→ **Task brief**:
The listing must be reproduced in full, exactly as it stands.

------ Collected material

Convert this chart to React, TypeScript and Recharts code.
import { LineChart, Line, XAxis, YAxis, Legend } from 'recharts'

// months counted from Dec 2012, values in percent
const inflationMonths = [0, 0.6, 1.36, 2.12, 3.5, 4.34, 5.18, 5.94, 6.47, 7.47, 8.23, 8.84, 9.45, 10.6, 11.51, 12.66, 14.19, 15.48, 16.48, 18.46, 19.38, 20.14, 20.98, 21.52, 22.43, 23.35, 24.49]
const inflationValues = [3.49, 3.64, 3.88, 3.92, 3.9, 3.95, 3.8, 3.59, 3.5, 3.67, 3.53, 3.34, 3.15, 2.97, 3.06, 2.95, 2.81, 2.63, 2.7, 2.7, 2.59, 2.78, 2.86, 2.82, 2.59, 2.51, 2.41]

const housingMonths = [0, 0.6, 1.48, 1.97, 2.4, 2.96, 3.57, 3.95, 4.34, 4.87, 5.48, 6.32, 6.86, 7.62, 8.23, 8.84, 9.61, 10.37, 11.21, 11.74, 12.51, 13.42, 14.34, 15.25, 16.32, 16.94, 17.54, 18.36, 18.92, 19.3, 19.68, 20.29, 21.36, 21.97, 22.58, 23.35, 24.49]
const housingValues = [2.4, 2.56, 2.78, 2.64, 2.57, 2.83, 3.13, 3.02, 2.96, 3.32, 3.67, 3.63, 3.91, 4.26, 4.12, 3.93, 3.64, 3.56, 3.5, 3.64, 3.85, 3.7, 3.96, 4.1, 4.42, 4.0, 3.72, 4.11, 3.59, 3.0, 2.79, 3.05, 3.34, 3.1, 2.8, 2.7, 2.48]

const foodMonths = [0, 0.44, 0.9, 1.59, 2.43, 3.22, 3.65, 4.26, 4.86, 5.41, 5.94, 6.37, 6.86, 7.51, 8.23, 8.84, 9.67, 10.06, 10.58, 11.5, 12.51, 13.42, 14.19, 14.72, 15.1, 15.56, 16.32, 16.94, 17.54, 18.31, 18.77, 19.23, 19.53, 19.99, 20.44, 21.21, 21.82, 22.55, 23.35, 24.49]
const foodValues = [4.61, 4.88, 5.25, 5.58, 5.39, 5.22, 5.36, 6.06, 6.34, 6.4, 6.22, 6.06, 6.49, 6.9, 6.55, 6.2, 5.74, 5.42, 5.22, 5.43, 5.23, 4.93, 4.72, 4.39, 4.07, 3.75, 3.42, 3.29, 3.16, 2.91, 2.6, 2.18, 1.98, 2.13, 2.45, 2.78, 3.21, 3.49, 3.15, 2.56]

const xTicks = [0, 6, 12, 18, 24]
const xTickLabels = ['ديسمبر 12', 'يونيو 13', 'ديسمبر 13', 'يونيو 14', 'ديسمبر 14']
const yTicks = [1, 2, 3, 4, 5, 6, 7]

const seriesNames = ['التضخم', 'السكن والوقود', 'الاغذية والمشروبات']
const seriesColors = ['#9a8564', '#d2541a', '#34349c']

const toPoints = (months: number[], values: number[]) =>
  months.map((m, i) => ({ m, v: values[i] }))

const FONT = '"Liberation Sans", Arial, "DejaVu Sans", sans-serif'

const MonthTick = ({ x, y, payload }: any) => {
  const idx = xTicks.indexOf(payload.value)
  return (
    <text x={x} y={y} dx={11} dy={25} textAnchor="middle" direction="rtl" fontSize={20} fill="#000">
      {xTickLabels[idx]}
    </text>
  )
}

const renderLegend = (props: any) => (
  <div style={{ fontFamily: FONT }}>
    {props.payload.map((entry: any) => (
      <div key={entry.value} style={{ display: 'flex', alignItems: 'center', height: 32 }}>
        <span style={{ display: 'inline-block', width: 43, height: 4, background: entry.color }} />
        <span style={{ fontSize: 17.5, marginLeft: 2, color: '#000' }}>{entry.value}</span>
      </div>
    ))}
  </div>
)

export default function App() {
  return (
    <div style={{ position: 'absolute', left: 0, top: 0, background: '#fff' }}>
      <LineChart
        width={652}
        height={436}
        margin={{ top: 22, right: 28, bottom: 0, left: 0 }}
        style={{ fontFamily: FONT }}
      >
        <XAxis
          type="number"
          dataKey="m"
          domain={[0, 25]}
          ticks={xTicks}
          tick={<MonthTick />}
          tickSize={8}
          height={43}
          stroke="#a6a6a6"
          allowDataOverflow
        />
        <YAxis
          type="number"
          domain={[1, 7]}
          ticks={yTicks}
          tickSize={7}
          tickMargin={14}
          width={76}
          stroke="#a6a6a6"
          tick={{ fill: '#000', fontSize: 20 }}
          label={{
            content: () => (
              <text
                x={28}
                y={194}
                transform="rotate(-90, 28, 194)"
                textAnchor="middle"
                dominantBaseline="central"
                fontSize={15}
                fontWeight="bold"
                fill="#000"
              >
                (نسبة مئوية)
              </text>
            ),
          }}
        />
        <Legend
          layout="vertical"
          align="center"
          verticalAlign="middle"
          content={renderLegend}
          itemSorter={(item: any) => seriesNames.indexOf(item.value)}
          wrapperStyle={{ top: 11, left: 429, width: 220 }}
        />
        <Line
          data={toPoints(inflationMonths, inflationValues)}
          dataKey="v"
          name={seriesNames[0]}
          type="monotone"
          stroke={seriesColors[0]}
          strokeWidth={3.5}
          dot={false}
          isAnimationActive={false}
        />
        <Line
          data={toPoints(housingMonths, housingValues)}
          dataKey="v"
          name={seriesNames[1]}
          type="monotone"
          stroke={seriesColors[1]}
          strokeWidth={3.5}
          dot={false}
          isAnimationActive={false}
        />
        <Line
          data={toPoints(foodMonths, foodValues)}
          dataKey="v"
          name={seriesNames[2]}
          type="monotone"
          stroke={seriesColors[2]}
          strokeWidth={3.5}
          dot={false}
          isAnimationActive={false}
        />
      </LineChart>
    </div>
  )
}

------------

→ **The response**:
Convert this chart to React, TypeScript and Recharts code.
import { LineChart, Line, XAxis, YAxis, Legend } from 'recharts'

// months counted from Dec 2012, values in percent
const inflationMonths = [0, 0.6, 1.36, 2.12, 3.5, 4.34, 5.18, 5.94, 6.47, 7.47, 8.23, 8.84, 9.45, 10.6, 11.51, 12.66, 14.19, 15.48, 16.48, 18.46, 19.38, 20.14, 20.98, 21.52, 22.43, 23.35, 24.49]
const inflationValues = [3.49, 3.64, 3.88, 3.92, 3.9, 3.95, 3.8, 3.59, 3.5, 3.67, 3.53, 3.34, 3.15, 2.97, 3.06, 2.95, 2.81, 2.63, 2.7, 2.7, 2.59, 2.78, 2.86, 2.82, 2.59, 2.51, 2.41]

const housingMonths = [0, 0.6, 1.48, 1.97, 2.4, 2.96, 3.57, 3.95, 4.34, 4.87, 5.48, 6.32, 6.86, 7.62, 8.23, 8.84, 9.61, 10.37, 11.21, 11.74, 12.51, 13.42, 14.34, 15.25, 16.32, 16.94, 17.54, 18.36, 18.92, 19.3, 19.68, 20.29, 21.36, 21.97, 22.58, 23.35, 24.49]
const housingValues = [2.4, 2.56, 2.78, 2.64, 2.57, 2.83, 3.13, 3.02, 2.96, 3.32, 3.67, 3.63, 3.91, 4.26, 4.12, 3.93, 3.64, 3.56, 3.5, 3.64, 3.85, 3.7, 3.96, 4.1, 4.42, 4.0, 3.72, 4.11, 3.59, 3.0, 2.79, 3.05, 3.34, 3.1, 2.8, 2.7, 2.48]

const foodMonths = [0, 0.44, 0.9, 1.59, 2.43, 3.22, 3.65, 4.26, 4.86, 5.41, 5.94, 6.37, 6.86, 7.51, 8.23, 8.84, 9.67, 10.06, 10.58, 11.5, 12.51, 13.42, 14.19, 14.72, 15.1, 15.56, 16.32, 16.94, 17.54, 18.31, 18.77, 19.23, 19.53, 19.99, 20.44, 21.21, 21.82, 22.55, 23.35, 24.49]
const foodValues = [4.61, 4.88, 5.25, 5.58, 5.39, 5.22, 5.36, 6.06, 6.34, 6.4, 6.22, 6.06, 6.49, 6.9, 6.55, 6.2, 5.74, 5.42, 5.22, 5.43, 5.23, 4.93, 4.72, 4.39, 4.07, 3.75, 3.42, 3.29, 3.16, 2.91, 2.6, 2.18, 1.98, 2.13, 2.45, 2.78, 3.21, 3.49, 3.15, 2.56]

const xTicks = [0, 6, 12, 18, 24]
const xTickLabels = ['ديسمبر 12', 'يونيو 13', 'ديسمبر 13', 'يونيو 14', 'ديسمبر 14']
const yTicks = [1, 2, 3, 4, 5, 6, 7]

const seriesNames = ['التضخم', 'السكن والوقود', 'الاغذية والمشروبات']
const seriesColors = ['#9a8564', '#d2541a', '#34349c']

const toPoints = (months: number[], values: number[]) =>
  months.map((m, i) => ({ m, v: values[i] }))

const FONT = '"Liberation Sans", Arial, "DejaVu Sans", sans-serif'

const MonthTick = ({ x, y, payload }: any) => {
  const idx = xTicks.indexOf(payload.value)
  return (
    <text x={x} y={y} dx={11} dy={25} textAnchor="middle" direction="rtl" fontSize={20} fill="#000">
      {xTickLabels[idx]}
    </text>
  )
}

const renderLegend = (props: any) => (
  <div style={{ fontFamily: FONT }}>
    {props.payload.map((entry: any) => (
      <div key={entry.value} style={{ display: 'flex', alignItems: 'center', height: 32 }}>
        <span style={{ display: 'inline-block', width: 43, height: 4, background: entry.color }} />
        <span style={{ fontSize: 17.5, marginLeft: 2, color: '#000' }}>{entry.value}</span>
      </div>
    ))}
  </div>
)

export default function App() {
  return (
    <div style={{ position: 'absolute', left: 0, top: 0, background: '#fff' }}>
      <LineChart
        width={652}
        height={436}
        margin={{ top: 22, right: 28, bottom: 0, left: 0 }}
        style={{ fontFamily: FONT }}
      >
        <XAxis
          type="number"
          dataKey="m"
          domain={[0, 25]}
          ticks={xTicks}
          tick={<MonthTick />}
          tickSize={8}
          height={43}
          stroke="#a6a6a6"
          allowDataOverflow
        />
        <YAxis
          type="number"
          domain={[1, 7]}
          ticks={yTicks}
          tickSize={7}
          tickMargin={14}
          width={76}
          stroke="#a6a6a6"
          tick={{ fill: '#000', fontSize: 20 }}
          label={{
            content: () => (
              <text
                x={28}
                y={194}
                transform="rotate(-90, 28, 194)"
                textAnchor="middle"
                dominantBaseline="central"
                fontSize={15}
                fontWeight="bold"
                fill="#000"
              >
                (نسبة مئوية)
              </text>
            ),
          }}
        />
        <Legend
          layout="vertical"
          align="center"
          verticalAlign="middle"
          content={renderLegend}
          itemSorter={(item: any) => seriesNames.indexOf(item.value)}
          wrapperStyle={{ top: 11, left: 429, width: 220 }}
        />
        <Line
          data={toPoints(inflationMonths, inflationValues)}
          dataKey="v"
          name={seriesNames[0]}
          type="monotone"
          stroke={seriesColors[0]}
          strokeWidth={3.5}
          dot={false}
          isAnimationActive={false}
        />
        <Line
          data={toPoints(housingMonths, housingValues)}
          dataKey="v"
          name={seriesNames[1]}
          type="monotone"
          stroke={seriesColors[1]}
          strokeWidth={3.5}
          dot={false}
          isAnimationActive={false}
        />
        <Line
          data={toPoints(foodMonths, foodValues)}
          dataKey="v"
          name={seriesNames[2]}
          type="monotone"
          stroke={seriesColors[2]}
          strokeWidth={3.5}
          dot={false}
          isAnimationActive={false}
        />
      </LineChart>
    </div>
  )
}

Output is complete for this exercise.